>> begin Given information
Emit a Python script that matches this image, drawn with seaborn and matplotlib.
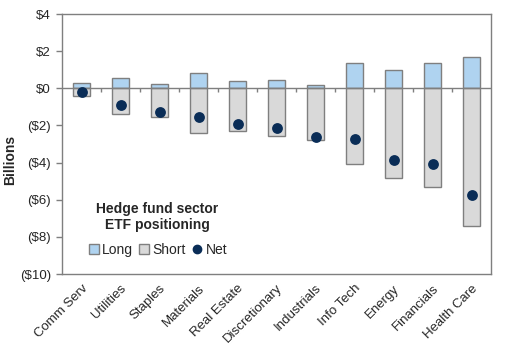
import matplotlib
matplotlib.use("Agg")
import matplotlib.pyplot as plt
import seaborn as sns
import pandas as pd
import numpy as np
from matplotlib.patches import Patch
from matplotlib.lines import Line2D

categories = ["Comm Serv", "Utilities", "Staples", "Materials", "Real Estate",
              "Discretionary", "Industrials", "Info Tech", "Energy", "Financials", "Health Care"]
long_vals = [0.28, 0.55, 0.22, 0.85, 0.38, 0.43, 0.20, 1.35, 0.97, 1.35, 1.68]
short_vals = [-0.42, -1.40, -1.52, -2.42, -2.32, -2.55, -2.80, -4.05, -4.85, -5.33, -7.42]
net_vals = [-0.22, -0.92, -1.27, -1.57, -1.93, -2.15, -2.60, -2.72, -3.88, -4.05, -5.75]
yticks = [4, 2, 0, -2, -4, -6, -8, -10]
ytick_labels = ["$4", "$2", "$0", "($2)", "($4)", "($6)", "($8)", "($10)"]

sns.set_style("white")
plt.rcParams["font.family"] = ["Liberation Sans", "DejaVu Sans"]

df = pd.DataFrame({"cat": categories, "long": long_vals, "short": short_vals, "net": net_vals})

fig = plt.figure(figsize=(5.07, 3.54), dpi=100)
ax = fig.add_axes([62/507, 80/354, (491-62)/507, (274-14)/354])

long_c = "#AFD3F0"
short_c = "#D9D9D9"
edge_c = "#7F7F7F"
net_c = "#0A2D57"

sns.barplot(data=df, x="cat", y="long", color=long_c, edgecolor=edge_c, linewidth=1.0,
            width=0.42, saturation=1, ax=ax)
sns.barplot(data=df, x="cat", y="short", color=short_c, edgecolor=edge_c, linewidth=1.0,
            width=0.42, saturation=1, ax=ax)
sns.stripplot(data=df, x="cat", y="net", color=net_c, size=7.8, jitter=False, ax=ax, zorder=5,
              linewidth=0)

n = len(categories)
ax.set_xlim(-0.5, n - 0.5)
ax.set_ylim(-10, 4)
ax.axhline(0, color=edge_c, lw=1.0, zorder=1)
ax.vlines(np.arange(0.5, n - 0.5, 1), -0.22, 0, color=edge_c, lw=1.0, zorder=1)

ax.set_yticks(yticks)
ax.set_yticklabels(ytick_labels, fontsize=9.5)
ax.set_xticks(range(n))
ax.set_xticklabels(categories, rotation=45, ha="right", rotation_mode="anchor", fontsize=9.5)
ax.tick_params(axis="x", length=0, pad=6)
ax.tick_params(axis="y", length=4, width=1, color=edge_c, left=True, pad=4)
ax.set_xlabel("")
ax.set_ylabel("Billions", fontsize=10, fontweight="bold")
ax.yaxis.set_label_coords(-0.104, 0.44)

for s in ax.spines.values():
    s.set_visible(True)
    s.set_color(edge_c)
    s.set_linewidth(1.0)

fig.text(157/507, 1 - 217/354, "Hedge fund sector\nETF positioning", ha="center", va="center",
         fontsize=10, fontweight="bold", linespacing=1.1)

handles = [Patch(facecolor=long_c, edgecolor=edge_c, label="Long"),
           Patch(facecolor=short_c, edgecolor=edge_c, label="Short"),
           Line2D([], [], marker="o", color="none", markerfacecolor=net_c, markeredgecolor=net_c,
                  markersize=6, label="Net")]
fig.legend(handles=handles, loc="center", bbox_to_anchor=(158/507, 1 - 250/354), ncol=3,
           frameon=False, fontsize=10, handlelength=0.7, handleheight=0.7, handletextpad=0.25,
           columnspacing=0.45, borderpad=0)

fig.savefig("out.png", dpi=100)
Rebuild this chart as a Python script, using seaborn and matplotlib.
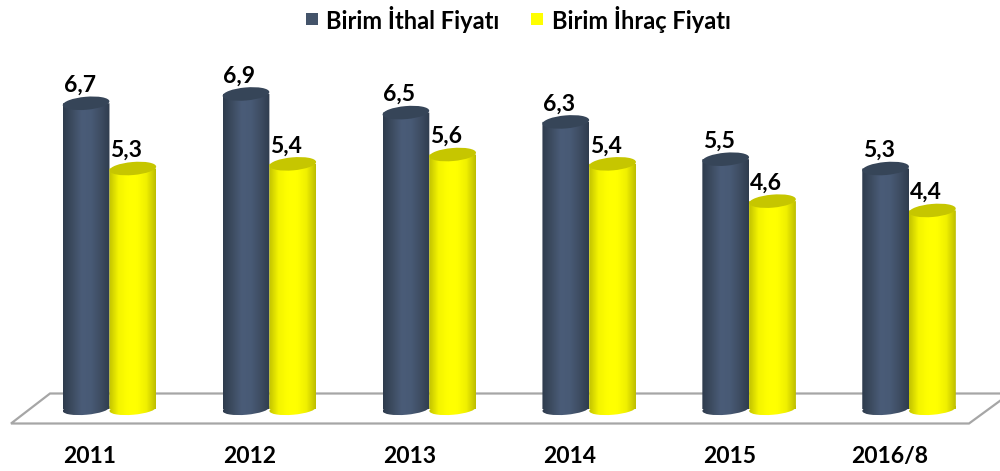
import numpy as np
import pandas as pd
import seaborn as sns
import matplotlib
matplotlib.use("Agg")
import matplotlib.pyplot as plt
from matplotlib.patches import Ellipse, Polygon, Rectangle
from matplotlib.path import Path
from matplotlib.transforms import Affine2D, ScaledTranslation
from matplotlib.colors import LinearSegmentedColormap

years = ["2011", "2012", "2013", "2014", "2015", "2016/8"]
import_prices = [6.7, 6.9, 6.5, 6.3, 5.5, 5.3]
export_prices = [5.3, 5.4, 5.6, 5.4, 4.6, 4.4]
labels_value = ["6,7", "6,9", "6,5", "6,3", "5,5", "5,3"]
labels_export = ["5,3", "5,4", "5,6", "5,4", "4,6", "4,4"]
series_names = ["Birim İthal Fiyatı", "Birim İhraç Fiyatı"]

DARK = "#44546A"
YELLOW = "#FFFF00"
FONT = "Lato"

W, H = 1000, 471
sns.set_theme(style="white")
plt.rcParams["font.family"] = [FONT, "DejaVu Sans"]
fig = plt.figure(figsize=(W / 100, H / 100), dpi=100)
fig.patch.set_facecolor("white")

# pixel (top-left origin) helpers
px = Affine2D().scale(1, -1).translate(0, H)
AX_L, AX_R, AX_BOTTOM = 29.5, 989, 408
PX_PER_UNIT = 46.6
ZERO_PX = 415.5
top_v = (ZERO_PX - 0) / PX_PER_UNIT
low_v = (ZERO_PX - AX_BOTTOM) / PX_PER_UNIT
ax = fig.add_axes([AX_L / W, (H - AX_BOTTOM) / H, (AX_R - AX_L) / W, AX_BOTTOM / H])
ax.patch.set_alpha(0)

df = pd.DataFrame({
    "year": years * 2,
    "value": import_prices + export_prices,
    "series": [series_names[0]] * 6 + [series_names[1]] * 6,
})
sns.barplot(data=df, x="year", y="value", hue="series", order=years,
            hue_order=series_names, palette=[DARK, YELLOW], width=0.585, gap=0,
            dodge=True, saturation=1, legend=False, ax=ax, zorder=3)
ax.set_xlim(-0.5, 5.5)
ax.set_ylim(low_v, top_v)
ax.set_xlabel("")
ax.set_ylabel("")
ax.yaxis.set_visible(False)
for s in ax.spines.values():
    s.set_visible(False)

bars = [b for b in ax.patches if isinstance(b, Rectangle) and b.get_height() > 0]

# floor
floor = Polygon([(11, 423.5), (50, 393.5), (1010, 393.5), (969, 423.5)], closed=True,
                facecolor="white", edgecolor="#A6A6A6", linewidth=1.6,
                transform=px, clip_on=False, zorder=1)
ax.add_patch(floor)

cm_dark = LinearSegmentedColormap.from_list("d", ["#2E3B4D", "#3D4C61", "#4A5C78", "#485A75", "#3E4D63", "#2F3C4E"])
cm_yellow = LinearSegmentedColormap.from_list("y", ["#C2C200", "#F4F400", "#FFFF00", "#FFFF00", "#F0F000", "#BDBD00"])
cap_dark, cap_yellow = "#364558", "#C6C600"
grad = np.linspace(0, 1, 128).reshape(1, -1)
TILT = 5
MINOR = 13

n = len(years)
for i, b in enumerate(bars):
    is_dark = i < n
    x0d, wd, h = b.get_x(), b.get_width(), b.get_height()
    (xl, ytop) = ax.transData.transform((x0d, h))
    (xr, _) = ax.transData.transform((x0d + wd, h))
    ytop_px = H - ytop
    cx = (xl + xr) / 2
    w_px = xr - xl
    # body: rectangle + bottom ellipse, shaded horizontally
    base_el = Ellipse((cx, AX_BOTTOM + 1), w_px, 11.5, angle=-TILT)
    rect = Rectangle((xl, ytop_px), w_px, AX_BOTTOM + 1 - ytop_px)
    pth = Path.make_compound_path(
        rect.get_path().transformed(rect.get_patch_transform()),
        base_el.get_path().transformed(base_el.get_patch_transform()),
    )
    z = 3 + (0.5 if not is_dark else 0) + i * 0.001
    im = ax.imshow(grad, extent=(x0d, x0d + wd, low_v - 0.3, h), aspect="auto",
                   cmap=cm_dark if is_dark else cm_yellow, zorder=z,
                   interpolation="bilinear")
    im.set_clip_box(fig.bbox)
    im.set_clip_path(pth, transform=px)
    cap = Ellipse((cx, ytop_px), w_px, MINOR, angle=-TILT,
                  facecolor=cap_dark if is_dark else cap_yellow,
                  edgecolor="none", transform=px, clip_on=False, zorder=z + 0.01)
    ax.add_patch(cap)
    b.set_visible(False)
    text = (labels_value + labels_export)[i]
    ax.text(cx - 6.5, ytop_px - 18, text, transform=px, ha="center", va="center",
            fontsize=16.5, fontweight="bold", color="black", zorder=10, clip_on=False)
ax.set_xlim(-0.5, 5.5)
ax.set_ylim(low_v, top_v)

# tick labels
ax.tick_params(axis="x", length=0, pad=0)
ax.set_xticks(range(n))
ax.set_xticklabels(years, fontsize=16.5, fontweight="bold", color="black")
off = ScaledTranslation(-19.5 / 100, -38 / 100, fig.dpi_scale_trans)
for t in ax.get_xticklabels():
    t.set_transform(t.get_transform() + off)

# legend
for (sx, name, c, tx) in [(306, series_names[0], DARK, 326), (531, series_names[1], YELLOW, 552)]:
    ax.add_patch(Rectangle((sx, 12.5), 12, 12.5, facecolor=c, edgecolor="none",
                           transform=px, clip_on=False, zorder=10))
    ax.text(tx, 19.5, name, transform=px, fontsize=17, fontweight="bold", color="black",
            ha="left", va="center", clip_on=False, zorder=10)

fig.savefig("out.png", dpi=100, facecolor="white")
>> end Given information
**Set problem**. Your task is to return the lines above, from the first one up to and including the line containing "-0.22, 0, color=edge_c, lw=1.0, zorder=1)", minus any pictures.

**In response**.
Emit a Python script that matches this image, drawn with seaborn and matplotlib.
import matplotlib
matplotlib.use("Agg")
import matplotlib.pyplot as plt
import seaborn as sns
import pandas as pd
import numpy as np
from matplotlib.patches import Patch
from matplotlib.lines import Line2D

categories = ["Comm Serv", "Utilities", "Staples", "Materials", "Real Estate",
              "Discretionary", "Industrials", "Info Tech", "Energy", "Financials", "Health Care"]
long_vals = [0.28, 0.55, 0.22, 0.85, 0.38, 0.43, 0.20, 1.35, 0.97, 1.35, 1.68]
short_vals = [-0.42, -1.40, -1.52, -2.42, -2.32, -2.55, -2.80, -4.05, -4.85, -5.33, -7.42]
net_vals = [-0.22, -0.92, -1.27, -1.57, -1.93, -2.15, -2.60, -2.72, -3.88, -4.05, -5.75]
yticks = [4, 2, 0, -2, -4, -6, -8, -10]
ytick_labels = ["$4", "$2", "$0", "($2)", "($4)", "($6)", "($8)", "($10)"]

sns.set_style("white")
plt.rcParams["font.family"] = ["Liberation Sans", "DejaVu Sans"]

df = pd.DataFrame({"cat": categories, "long": long_vals, "short": short_vals, "net": net_vals})

fig = plt.figure(figsize=(5.07, 3.54), dpi=100)
ax = fig.add_axes([62/507, 80/354, (491-62)/507, (274-14)/354])

long_c = "#AFD3F0"
short_c = "#D9D9D9"
edge_c = "#7F7F7F"
net_c = "#0A2D57"

sns.barplot(data=df, x="cat", y="long", color=long_c, edgecolor=edge_c, linewidth=1.0,
            width=0.42, saturation=1, ax=ax)
sns.barplot(data=df, x="cat", y="short", color=short_c, edgecolor=edge_c, linewidth=1.0,
            width=0.42, saturation=1, ax=ax)
sns.stripplot(data=df, x="cat", y="net", color=net_c, size=7.8, jitter=False, ax=ax, zorder=5,
              linewidth=0)

n = len(categories)
ax.set_xlim(-0.5, n - 0.5)
ax.set_ylim(-10, 4)
ax.axhline(0, color=edge_c, lw=1.0, zorder=1)
ax.vlines(np.arange(0.5, n - 0.5, 1), -0.22, 0, color=edge_c, lw=1.0, zorder=1)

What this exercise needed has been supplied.